Deux tendances lourdes vont progressivement devenir incontournables dans le monde de l’après crise: la déflation et la nationalisation.

D’une part, le ralentissement massif de la demande pousse les entreprises, pour survivre, à baisser massivement les prix de leurs produits et de leurs services : nous entrons dans une économie générale de soldes. Non seulement dans les domaines liés à la mode, mais dans tous les autres; et pour vendre, il faudra en permanence proposer aux consommateurs des bonnes affaires.

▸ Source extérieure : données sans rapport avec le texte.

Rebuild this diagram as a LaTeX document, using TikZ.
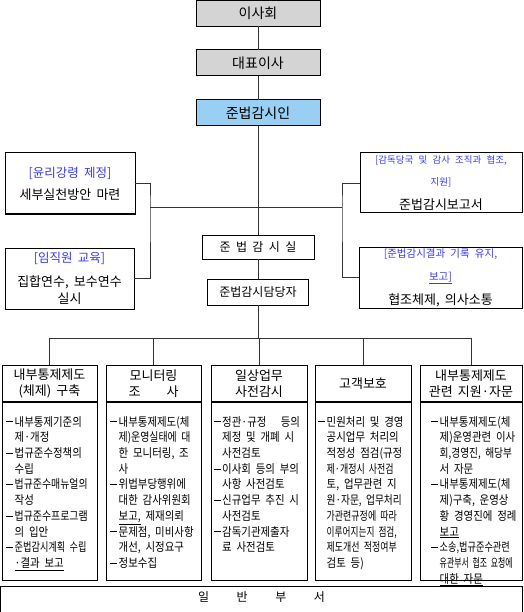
\documentclass[tikz,border=0pt]{standalone}
\usepackage{fontspec}
\usepackage{graphicx}
\usepackage{xcolor}
\usetikzlibrary{positioning}
\newfontfamily\kr{Noto Sans CJK KR}
\newfontfamily\krn{Noto Sans CJK KR}[FakeStretch=0.87]
\definecolor{Board}{HTML}{D4D4D4}
\definecolor{Sky}{HTML}{99CFF2}
\definecolor{Note}{HTML}{3A3AF5}
\definecolor{Wire}{HTML}{333333}
\newcommand\dsh{\rule[4pt]{7pt}{0.7pt}\hspace{1.5pt}}
\newcommand\ind{\hphantom{\dsh}}
\newcommand\nar[2]{\scalebox{#1}[1]{#2}}
\newcommand\note[1]{\textcolor{Note}{#1}}
\protected\def\widesp{\spaceskip=0.45em\relax}
\protected\def\bodysp{\spaceskip=0.4em\relax}
\tikzset{
  leadbox/.style={draw=black,line width=1pt,fill=Board,minimum width=124pt,minimum height=26pt,inner sep=0pt,outer sep=0pt,font=\kr\fontsize{14}{16}\selectfont},
  deptbox/.style={draw=black,line width=1pt,fill=white,inner sep=0pt,outer sep=0pt,font=\kr\fontsize{12}{14}\selectfont\widesp},
  sidebox/.style={draw=black,line width=1pt,fill=white,align=center,inner sep=0pt,outer sep=0pt,font=\kr\fontsize{13}{17}\selectfont\bodysp},
  headbox/.style={draw=black,line width=1pt,minimum height=37pt,align=center,inner sep=0pt,outer sep=0pt,font=\kr\fontsize{13}{16}\selectfont\bodysp},
  bodybox/.style={draw=black,line width=1pt,minimum height=178pt,inner sep=0pt,outer sep=0pt},
  dutytext/.style={anchor=north west,align=left,inner sep=0pt,font=\krn\fontsize{12}{15.7}\selectfont\bodysp},
  genbox/.style={draw=black,line width=1pt,inner sep=0pt,outer sep=0pt,font=\kr\fontsize{12}{14}\selectfont},
  wire/.style={draw=Wire,line width=0.8pt},
  divider/.style={draw=black,line width=2.2pt}
}
\begin{document}
\begin{tikzpicture}[x=1pt,y=-1pt]
  \path[use as bounding box,fill=white] (0,0) rectangle (523,612);
  % chain of command
  \node[leadbox] (board) at (258,13.5) {이사회};
  \node[leadbox] (ceo) at (258,63) {대표이사};
  \node[leadbox,fill=Sky] (officer) at (258,113) {준법감시인};
  % compliance office
  \node[deptbox,minimum width=112pt,minimum height=24pt] (office) at (258,247) {준 법 감 시 실};
  \node[deptbox,minimum width=101pt,minimum height=26pt] (staff) at (258,292) {준법감시담당자};
  % side duties
  \node[sidebox,minimum width=130pt,minimum height=61pt] (ethics) at (70,183.5)
    {\note{\fontsize{12.5}{17}\selectfont[윤리강령 제정]}\\[5pt]세부실천방안 마련};
  \node[sidebox,minimum width=129pt,minimum height=61pt] (edu) at (69.5,278.5)
    {\note{\fontsize{12.5}{17}\selectfont[임직원 교육]}\\[7pt]집합연수, 보수연수\\실시};
  \node[sidebox,minimum width=162pt,minimum height=60pt] (audit) at (441,183)
    {\note{\fontsize{9.5}{17}\selectfont[감독당국 및 감사 조직과 협조,}\\[5pt]\note{\fontsize{9.5}{17}\selectfont 지원]}\\[7pt]준법감시보고서};
  \node[sidebox,minimum width=163pt,minimum height=61pt] (record) at (440.5,277.5)
    {\note{\fontsize{10.5}{17}\selectfont[준법감시결과 기록 유지,}\\[6pt]\note{\fontsize{10.5}{17}\selectfont\underline{보고]}}\\[7pt]협조체제, 의사소통};
  \coordinate (lhub) at (150,207);
  \coordinate (rhub) at (342,207);
  \coordinate (bus) at (258,338);
  % connectors
  \draw[wire] (board) -- (ceo);
  \draw[wire] (ceo) -- (officer);
  \draw[wire] (officer) -- (office);
  \draw[wire] (lhub) -- (rhub);
  \draw[wire] (ethics.east) -| (lhub) |- (edu.east);
  \draw[wire] (audit.west) -| (rhub) |- (record.west);
  \draw[wire] (office) -- (staff);
  % task columns
  \node[headbox,minimum width=95pt] (hd1) at (49.5,383.5) {내부통제제도\\(체제) 구축};
  \node[headbox,minimum width=95pt] (hd2) at (153.5,383.5) {모니터링\\조\hspace{2em}사};
  \node[headbox,minimum width=96pt] (hd3) at (259,383.5) {일상업무\\사전감시};
  \node[headbox,minimum width=96pt] (hd4) at (363,383.5) {고객보호};
  \node[headbox,minimum width=102pt] (hd5) at (471,383.5) {내부통제제도\\관련 지원·자문};
  \node[bodybox,minimum width=95pt,below=0pt of hd1] (bd1) {};
  \node[bodybox,minimum width=95pt,below=0pt of hd2] (bd2) {};
  \node[bodybox,minimum width=96pt,below=0pt of hd3] (bd3) {};
  \node[bodybox,minimum width=96pt,below=0pt of hd4] (bd4) {};
  \node[bodybox,minimum width=102pt,below=0pt of hd5] (bd5) {};
  \draw[divider] (hd1.south west) -- (hd1.south east);
  \draw[divider] (hd2.south west) -- (hd2.south east);
  \draw[divider] (hd3.south west) -- (hd3.south east);
  \draw[divider] (hd4.south west) -- (hd4.south east);
  \draw[divider] (hd5.south west) -- (hd5.south east);
  \node[dutytext] (tx1) at ([xshift=4pt,yshift=-14pt]bd1.north west) {%
    \dsh 내부통제기준의\\
    \ind 제·개정\\
    \dsh 법규준수정책의\\
    \ind 수립\\
    \dsh\nar{0.95}{법규준수매뉴얼의}\\
    \ind 작성\\
    \dsh\nar{0.95}{법규준수프로그램}\\
    \ind 의 입안\\
    \dsh\nar{0.88}{준법감시계획 수립}\\
    \ind\underline{·결과 보고}};
  \node[dutytext] (tx2) at ([xshift=4pt,yshift=-14pt]bd2.north west) {%
    \dsh 내부통제제도(체\\
    \ind\nar{0.95}{제)운영실태에 대}\\
    \ind 한 모니터링, 조\\
    \ind 사\\
    \dsh 위법부당행위에\\
    \ind 대한 감사위원회\\
    \ind\underline{보고,} 제재의뢰\\
    \dsh 문제점, 미비사항\\
    \ind 개선, 시정요구\\
    \dsh 정보수집};
  \node[dutytext] (tx3) at ([xshift=2.5pt,yshift=-14pt]bd3.north west) {%
    \dsh 정관·규정\hspace{1.2em}등의\\
    \ind 제정 및 개폐 시\\
    \ind 사전검토\\
    \dsh 이사회 등의 부의\\
    \ind 사항 사전검토\\
    \dsh 신규업무 추진 시\\
    \ind 사전검토\\
    \dsh 감독기관제출자\\
    \ind 료 사전검토};
  \node[dutytext] (tx4) at ([xshift=3pt,yshift=-14pt]bd4.north west) {%
    \dsh 민원처리 및 경영\\
    \ind 공시업무 처리의\\
    \ind 적정성 점검(규정\\
    \ind\nar{0.86}{제·개정시 사전검}\\
    \ind 토, 업무관련 지\\
    \ind\nar{0.93}{원·자문, 업무처리}\\
    \ind\nar{0.86}{가관련규정에 따라}\\
    \ind\nar{0.83}{이루어지는지 점검,}\\
    \ind\nar{0.86}{제도개선 적정여부}\\
    \ind 검토 등)};
  \node[dutytext] (tx5) at ([xshift=11pt,yshift=-14pt]bd5.north west) {%
    \dsh 내부통제제도(체\\
    \ind 제)운영관련 이사\\
    \ind\nar{0.93}{회,경영진, 해당부}\\
    \ind 서 자문\\
    \dsh 내부통제제도(체\\
    \ind 제)구축, 운영상\\
    \ind 황 경영진에 정례\\
    \ind\underline{보고}\\
    \dsh\nar{0.88}{소송,법규준수관련}\\
    \ind\nar{0.76}{유관부서 협조 요청에}\\
    \ind\underline{대한 자문}};
  % drop lines to the columns
  \draw[wire] (staff.south) -- (bus);
  \draw[wire] (hd1.north |- bus) -- (hd5.north |- bus);
  \draw[wire] (hd1.north |- bus) -- (hd1.north);
  \draw[wire] (hd2.north |- bus) -- (hd2.north);
  \draw[wire] (hd3.north |- bus) -- (hd3.north);
  \draw[wire] (hd4.north |- bus) -- (hd4.north);
  \draw[wire] (hd5.north |- bus) -- (hd5.north);
  % general departments
  \node[genbox,anchor=north,minimum width=522pt,minimum height=34pt] (general) at (261.5,586)
    {\raisebox{1.5pt}[0pt][0pt]{일\hspace{2.3em}반\hspace{2.3em}부\hspace{2.3em}서}};
\end{tikzpicture}
\end{document}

La baisse des prix deviendra ainsi la règle; il est possible même que cela se traduise par une déflation générale. Non seulement, comme c’est déjà le cas, par une baisse générale du prix des actifs, mais aussi des produits de consommation, comme l’annonce déjà la baisse majeure des prix des matières premières et les pratiques de plus en plus générales de l’industrie automobile et de celle du vêtement.

Vivre en situation de déflation aura des aspects très positifs pour ceux qui ont des revenus fixes et pas de dettes. Cela sera désastreux à l’inverse pour ceux, entreprises ou personnes privés, qui auront des revenus liés à des recettes en baisse, et des dettes, dont la valeur réelle augmentera.

D’autre part, il devient enfin clair pour presque pour tout le monde que le système bancaire et les compagnies d’assurances d’un très grand nombre de pays manquent  et manqueront cruellement de fonds propres. Et même si tout est fait pour l’éviter, de plus en plus de gens se rendront compte qu’il faudra en passer par la nationalisation, d’une façon ou d’une autre, du système bancaire et des assurances.

Nationalisation du système financier

Les Anglais, avec leur pragmatisme, l’ont déjà mis en partie en œuvre. Les Américains, avec leur juridisme, tremblent à l’idée de devoir prendre la responsabilité publique de gérer les faillites des entreprises clients des banques et des expulsions des détenteurs devenus insolvables de crédits hypothécaires. Les Français, avec leur particularisme, continuent de croire que le nuage de Tchernobyl s’arrêtera à leurs frontières.

Et pourtant, tous, d’une façon ou d’une autre, devront engloutir de l’argent public dans leurs entreprises financières. Les opinions publiques auront de plus en plus de mal à admettre que cet argent ne serve pas à relancer l’économie, que son usage ne soit pas contrôlé par des dirigeants nommés par l’Etat, que celui-ci ne soit pas propriétaire de ces actifs. La nationalisation globale du système financier va être de rigueur et elle transférera sur les dirigeants politiques la quasi-totalité de la responsabilité de l’économie. RBS, Fannie Mae, City Bank, des banques allemandes, italiennes, et françaises, entre autres, seront ainsi nationalisées. Mais à quel prix?

Si on relie les deux tendances qui précédent, les Etats, c’est-à-dire les contribuables, nationaliseront en soldes, c’est-à-dire à prix bradés, pénalisant les actuels actionnaires des institutions financières.

Une façon simple d’y parvenir serait de prêter de façon obligatoire aux entreprises financières, sous forme d’obligation convertible, les sommes nécessaires à leur survie, avec une conversion facultative si le cours monte jusqu’à un niveau significatif, et une conversion obligatoire si le cours baisse significativement. Par exemple, si le cours d’une banque est de 20, l’obligation convertible se transformera de façon facultative en actions si le cours monte à 30, et de façon obligatoire dès que le cours descend à 5. Dans le premier cas, les gagnants seront les actionnaires. Dans le second, ce sera les contribuables.

D’une certaine façon, la première tendance traduit la victoire des consommateurs sur les travailleurs et la deuxième celle des contribuables sur les actionnaires. Etrange monde, où l’impensable coalition des contribuables et des consommateurs semble de plus en plus en situation de l’emporter sur celle, tout aussi improbable, des actionnaires et des salariés.